Lockdown for a recovering compulsive gambler

As we start the 5th week of the Covid-19 lockdown in the UK I thought it was time to reflect on the last 4 weeks in my recovery which has had many highs and lows.

When the lockdown was announced it was quite a worrying time because it meant GA rooms across the country would be closed down for the near future. This left me feeling uneasy as I knew I needed the meetings especially during this challenging time and I needed to find a way to get my medicine.

I first reached out to a different GA meeting who were doing a meeting by video call. This was great to find an alternative to a physical meeting and it soon to led to my meetings setting up Zoom meetings. The meetings have been very important for me as I will come onto however the attendance has not been the best.

When the Pandemic hit the UK it triggered a lot of change and restrictions at work which came with added stress, which was multiplied by my wife’s anxiety around the Covid-19 situation. She didn’t want me going into work but my bosses did which left me between a rock and a hard place. Obviously I wanted to put my family’s health first but I also felt a need to protect my dream job that I had worked hard for during my recovery.

This caused many arguments and disagreements which triggered very negative emotions and feelings like when I was back gambling. During this time I was working up to my 2000th day since my last bet and in the last 10 days I certainly had thoughts of gambling (especially around the virtual grand national). Luckily I managed to get through the bad patch one day at a time and with the help of the Zoom GA meetings. In the last 4 weeks I think I have averaged 3 meetings a week which has been a massive help.

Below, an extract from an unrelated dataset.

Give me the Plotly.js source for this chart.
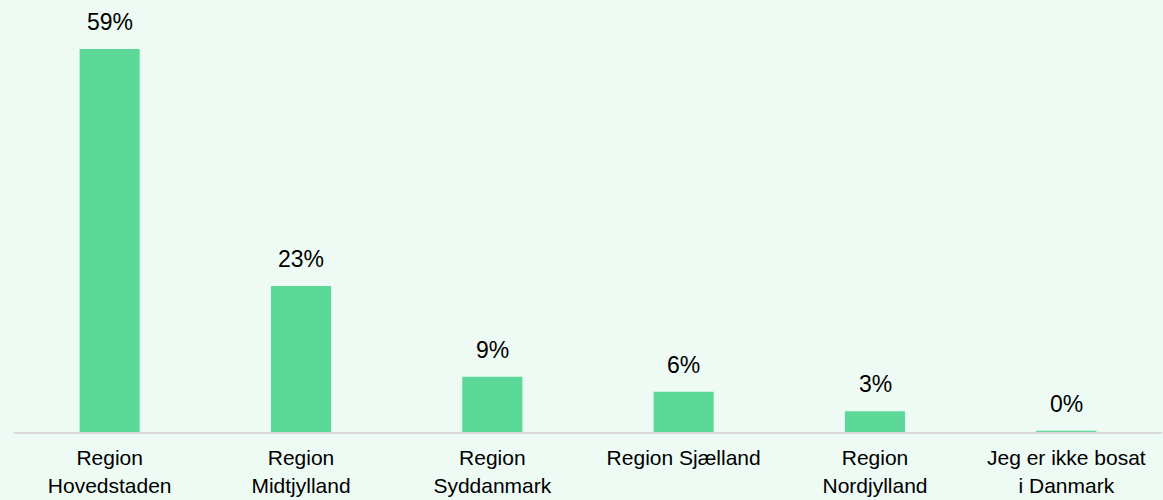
<!DOCTYPE html>
<html>
<head>
<meta charset="utf-8">
<script src="https://cdn.plot.ly/plotly-3.0.1.min.js"></script>
<style>
html,body{margin:0;padding:0;background:#EEFAF4;}
#chart{width:1163px;height:500px;}
</style>
</head>
<body>
<div id="chart"></div>
<script>
const categories = ["Region Hovedstaden", "Region Midtjylland", "Region Syddanmark", "Region Sjælland", "Region Nordjylland", "Jeg er ikke bosat i Danmark"];
const tickLabels = ["Region<br>Hovedstaden", "Region<br>Midtjylland", "Region<br>Syddanmark", "Region Sjælland", "Region<br>Nordjylland", "Jeg er ikke bosat<br>i Danmark"];
const values = [59, 22.5, 8.5, 6.2, 3.2, 0.2];
const valueLabels = ["59%", "23%", "9%", "6%", "3%", "0%"];

const trace = {
  type: "bar",
  x: categories,
  y: values,
  marker: {color: "#5CD899"},
  hoverinfo: "skip"
};

const annotations = categories.map((c, i) => ({
  x: c, y: values[i], xref: "x", yref: "y",
  text: valueLabels[i], showarrow: false,
  yanchor: "bottom", yshift: 12,
  font: {family: "Liberation Sans, Arial, sans-serif", size: 23, color: "#000000"}
}));

const layout = {
  width: 1163, height: 500,
  paper_bgcolor: "#EEFAF4", plot_bgcolor: "#EEFAF4",
  margin: {l: 14, r: 1, t: 10, b: 68},
  bargap: 0.686,
  showlegend: false,
  font: {family: "Liberation Sans, Arial, sans-serif", size: 22, color: "#000000"},
  xaxis: {
    type: "category",
    tickmode: "array", tickvals: categories, ticktext: tickLabels,
    showline: true, linecolor: "#D9D9D9", linewidth: 2,
    showgrid: false, zeroline: false, ticks: "",
    ticklabelstandoff: 6,
    tickfont: {size: 21, color: "#000000"},
    fixedrange: true
  },
  yaxis: {
    range: [0, 65], visible: false, showgrid: false, zeroline: false, fixedrange: true
  },
  annotations: annotations
};

Plotly.newPlot("chart", [trace], layout, {displayModeBar: false, staticPlot: true});
</script>
</body>
</html>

I empathise with anyone who is trying to deal with a gambling problem during these unprecedented times as I know if I was still gambling I would have been hard at it all day rather than working from home or taking time to entertain the kids. I would have been online all day, chasing every loss and building up hidden debts. Nowhere to turn to and trying to get that big win to solve all my problems. Thankfully I’m not in that position at the moment but just wanted to say to anyone struggling there is help out there through many avenues – Gamblers Anonymous, Gamcare, National Gambling Clinic and many more.

So what have I done over the past 4-5 weeks to try and overcome this difficult situation with regards my recovery…..

When the 3 things come together compulsive gamblers have a high risk of gambling – Time/Money/Opportunity. So I have had to make sure my barriers have been in place for each of these 3 things. If I start with opportunity, there is obviously less opportunity with the bookmakers being closed but I’ve noticed a lot more online gambling adverts on social media and on TV. GAMSTOP is the barrier I have in place for this and I would recommend this to anyone who is an online gambler. From a money point of view I have taken a pay cut but we have less outgoings so probably saving money still at the moment. Although I have now been off gambling five and half years I still get my wages paid into my wife’s account and I have limited access to money. I’ve not relaxed this as it works for me. Time is being spent either working, spending time with my family, running or GA meetings although some days do drag I’m not into boredom stage yet.

So just thought I wanted to put a few words out there to let people know where I was at and hopefully spark a few people to seek help or do something different. Just taking things 1 day at a time and not looking to far into the future.

Stay safe, stay gamble free and look after your nearest and dearest.

My name is Steve and I am a recovering compulsive gambler. Last bet 18th October 2014.